In San Francisco, the heart of Silicon Valley, an AI startup called Artisan has spent an untold sum blitzing the city with an advertising campaign that dispenses with the need for humanity. Artisan’s tagline: “Stop Hiring Humans.”
The company, which is backed by startup accelerator Y-Combinator, sells what it calls “AI Employees” or “Artisans.” What the company actually sells is software designed to assist with customer service and sales workflow. The company appears to have done an internal pow-wow and decided that the most effective way to promote its relatively mundane product was to fund an ad campaign heralding the end of the human age.
Writing about the ad campaign, local outlet SFGate notes that the posters—which are strewn all over the city—include plugs like the following:
“Artisans won’t complain about work-life balance”
“Artisan’s Zoom cameras will never ‘not be working’ today.”
“Hire Artisans, not humans.”
“The era of AI employees is here.”
Yes, grim stuff. At first glance, you might wonder who the target audience for these billboards is. After all, the billboards will mostly be viewed by humans, and, as far as can be discerned, most humans enjoy being employed. As such, it’s a media campaign that would seem to discriminate against its core audience. Yet beneath the initial ridiculousness of it all, there is an obvious explanation: the ads are designed to make people mad and, thus, grab headlines.
In an interview with SFGate, the company’s CEO, Jaspar Carmichael-Jack, defended his company’s decision to advertise its product by promoting the end of the human labor force. “They are somewhat dystopian, but so is AI,” the CEO told the outlet, of the ads. “The way the world works is changing.” He added: “We wanted something that would draw eyes — you don’t draw eyes with boring messaging.”
Yes, Carmichael-Jack was clearly trying to tap into Americans’ outrage over AI—and he has succeeded. I am writing about him, after all.
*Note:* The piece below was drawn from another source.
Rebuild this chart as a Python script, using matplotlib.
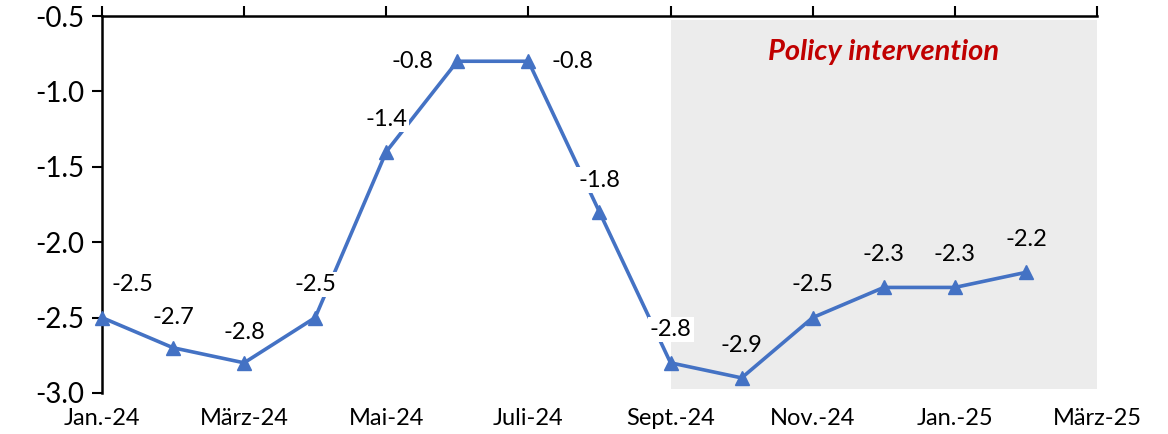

He has effectively banked the predictable outrage that his media campaign was designed to inspire and is now being interviewed by journalists.
Yet, in very much the same way that he is currently using us to promote his company, maybe we can use Carmichael-Jack to make a point. It is Carmichael-Jackson’s admission that his billboards are “dystopian”—just like the product he’s selling—that gets to the heart of what is so fucked up about the whole thing. It’s obvious that Silicon Valley’s code monkeys now embrace a fatalistic bent of history towards the Bladerunner-style hellscape their market imperatives are driving us. They’re through with acting like they’re making the world a better place. If it gets in the way of making money, there’s no point in even pretending.